In the Lords debate on the second reading of a Bill that would, in effect, lead to Britain's withdrawal from the European Union, the leading Euro- sceptic Lord Tebbit gave it his backing, saying that it would provoke the "crisis that is needed" to solve difficulties.

The European Communities (Amendment) Bill, introduced by Lord Pearson of Rannoch, would repeal crucial sections of the 1972 Act which followed the United Kingdom's accession to the then Common Market, thereby restoring the supremacy of British legislation over the EU's.

Lord Tebbit told peers the history of the EU was analogous to a game of rugby, but the federalists were pushing back those who were fighting for sovereignty. "Year by year, we who defend national sovereignty are being pushed back," he said.

"It's time that the ball was kicked very long and very hard back the other way, preferably back into touch for a while, in order that we can think how we can save Europe from itself."

The remarks of a senior figure such as Lord Tebbit, a former Conservative Party chairman and secretary of state for trade and industry in Baroness Thatcher's government, again exposed Tory divisions on Europe.

Lord Tebbit also took a swipe at the Toyota motor company, which earlier this week said that Britain's failure to join a single currency could affect the Japanese company's decision on whether to build a factory in the UK. He suggested that statement was a ploy designed to secure a subsidy from the EU to establish a new plant in Europe.

Lord Tebbit warned that the German Chancellor Helmut Kohl and others were intent on creating a "United States of Europe", but Britain wanted to retain its sovereignty within a common market. He said it was open to the French and Germans to go ahead with closer union, provided it was outside the Treaty of Rome, the blueprint of the EU.

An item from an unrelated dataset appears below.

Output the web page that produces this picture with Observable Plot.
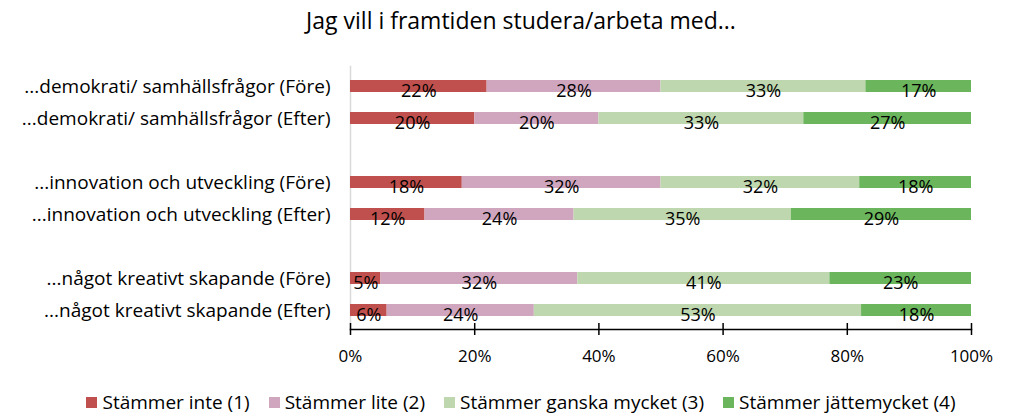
<!DOCTYPE html>
<html>
<head>
<meta charset="utf-8">
<script src="https://cdn.jsdelivr.net/npm/d3@7"></script>
<script src="https://cdn.jsdelivr.net/npm/@observablehq/plot@0.6"></script>
<style>
  body { margin: 0; background: #fff; font-family: "Open Sans", sans-serif; color: #000; }
  #title { height: 45px; line-height: 40px; font-size: 23px; text-align: center; padding-left: 30px; box-sizing: border-box; width: 1012px; }
  #legend { display: flex; justify-content: center; gap: 19px; font-size: 19px; margin-top: 4px; padding-left: 30px; white-space: nowrap; }
  #legend span.item { display: inline-flex; align-items: center; gap: 5px; }
  #legend span.sw { display: inline-block; width: 11px; height: 11px; }
</style>
</head>
<body>
<div id="title">Jag vill i framtiden studera/arbeta med...</div>
<div id="chart"></div>
<div id="legend"></div>
<script>
const categories = [
  "...demokrati/ samhällsfrågor (Före)",
  "...demokrati/ samhällsfrågor (Efter)",
  "...innovation och utveckling (Före)",
  "...innovation och utveckling (Efter)",
  "...något kreativt skapande (Före)",
  "...något kreativt skapande (Efter)"
];
const seriesNames = ["Stämmer inte (1)", "Stämmer lite (2)", "Stämmer ganska mycket (3)", "Stämmer jättemycket (4)"];
const s1 = [22, 20, 18, 12, 4.9, 5.9];
const s2 = [28, 20, 32, 24, 31.7, 23.7];
const s3 = [33, 33, 32, 35, 40.6, 52.7];
const s4 = [17, 27, 18, 29, 22.8, 17.7];
const labels1 = ["22%", "20%", "18%", "12%", "5%", "6%"];
const labels2 = ["28%", "20%", "32%", "24%", "32%", "24%"];
const labels3 = ["33%", "33%", "32%", "35%", "41%", "53%"];
const labels4 = ["17%", "27%", "18%", "29%", "23%", "18%"];
const colors = ["#C0504D", "#D0A6BF", "#BFD7AE", "#6BB55C"];
const xTicks = [0, 20, 40, 60, 80, 100];

const seriesVals = [s1, s2, s3, s4];
const seriesLabels = [labels1, labels2, labels3, labels4];
const data = [];
categories.forEach((c, i) => {
  seriesNames.forEach((s, j) => {
    data.push({cat: c, series: s, value: seriesVals[j][i], label: seriesLabels[j][i]});
  });
});

const yDomain = [categories[0], categories[1], " ", categories[2], categories[3], "  ", categories[4], categories[5]];

const plot = Plot.plot({
  width: 1012,
  height: 340,
  marginLeft: 350,
  marginRight: 41,
  marginTop: 21,
  marginBottom: 56,
  style: {fontFamily: "Open Sans, sans-serif", fontSize: "16px", color: "#000", background: "#fff"},
  x: {domain: [0, 100], label: null},
  y: {domain: yDomain, paddingInner: 0.636, paddingOuter: 0.318, label: null},
  color: {domain: seriesNames, range: colors},
  marks: [
    Plot.frame({anchor: "left", stroke: "#d9d9d9", strokeWidth: 1.5}),
    Plot.barX(data, Plot.stackX({x: "value", y: "cat", fill: "series", z: "series", order: seriesNames})),
    Plot.text(data, Plot.stackX({x: "value", y: "cat", z: "series", text: "label", order: seriesNames, dy: 5, fontSize: 18, fill: "#000"})),
    Plot.frame({anchor: "bottom", stroke: "#000", strokeWidth: 1.5}),
    Plot.axisX({ticks: xTicks, tickSize: 12, dy: -6, tickFormat: () => "", strokeWidth: 1.5, stroke: "#000", label: null}),
    Plot.axisX({ticks: xTicks, tickSize: 0, tickPadding: 20, tickFormat: d => d + "%", fontSize: 17, label: null}),
    Plot.axisY({tickSize: 0, tickPadding: 20, fontSize: 19, label: null, tickFormat: d => d.trim() === "" ? "" : d})
  ]
});
document.getElementById("chart").appendChild(plot);

const legend = document.getElementById("legend");
seriesNames.forEach((s, j) => {
  const item = document.createElement("span");
  item.className = "item";
  const sw = document.createElement("span");
  sw.className = "sw";
  sw.style.background = colors[j];
  item.appendChild(sw);
  item.appendChild(document.createTextNode(s));
  legend.appendChild(item);
});
</script>
</body>
</html>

"It was, after all, not the European Union which we joined. It was the European Common Market which we joined. That is where our interest lies," he said. "There is an alternative way in which we can all achieve what we want within Europe - they their union, we our common market."

He added: "Sooner or later, decisions on these matters will have to be made. We cannot continue to procrastinate."

Lord Tebbit went on: "Nor do I think it proper that we should always be a brake on their [our partners] progress to what they want to do. Wisely or unwisely they have an agenda. If we can devise a means by which they can satisfy the needs of their agenda and we can satisfy the needs of ours, surely that is the right way to go.

"The Bill before us, if enacted, would create the crisis in Europe which is needed for the discussions to begin to make a serious effort to solve these problems. That is why I would commend it to the House."

He said: "It would be a great tragedy if forever relationships between members of the European Community were to be poisoned by the dispute in which others wish to drag us in one direction and we wish to restrain them from going in the direction which they wish to go."

Sooner or later a crisis would arise, he said, "because, above all, there is a headlong conflict over the shape, structure, purpose and the destination of the Union; because the existing institutions which were designed by six member states cannot work, in a management sense let alone a political sense, for a Europe of 20 or more states".

He said it was not European socialism that was the threat but "corporatism".

Responding to an attack by Liberal Democrat Lord Taverne on "Euro-septicaemia" among supporters of the Bill, Lord Tebbit said: "I think there is a sickness in our body politic.

"That septicaemia is a parliamentary septicaemia. It is Brussels which is in the blood of this Parliament and it is the EU which is threatening this Parliament."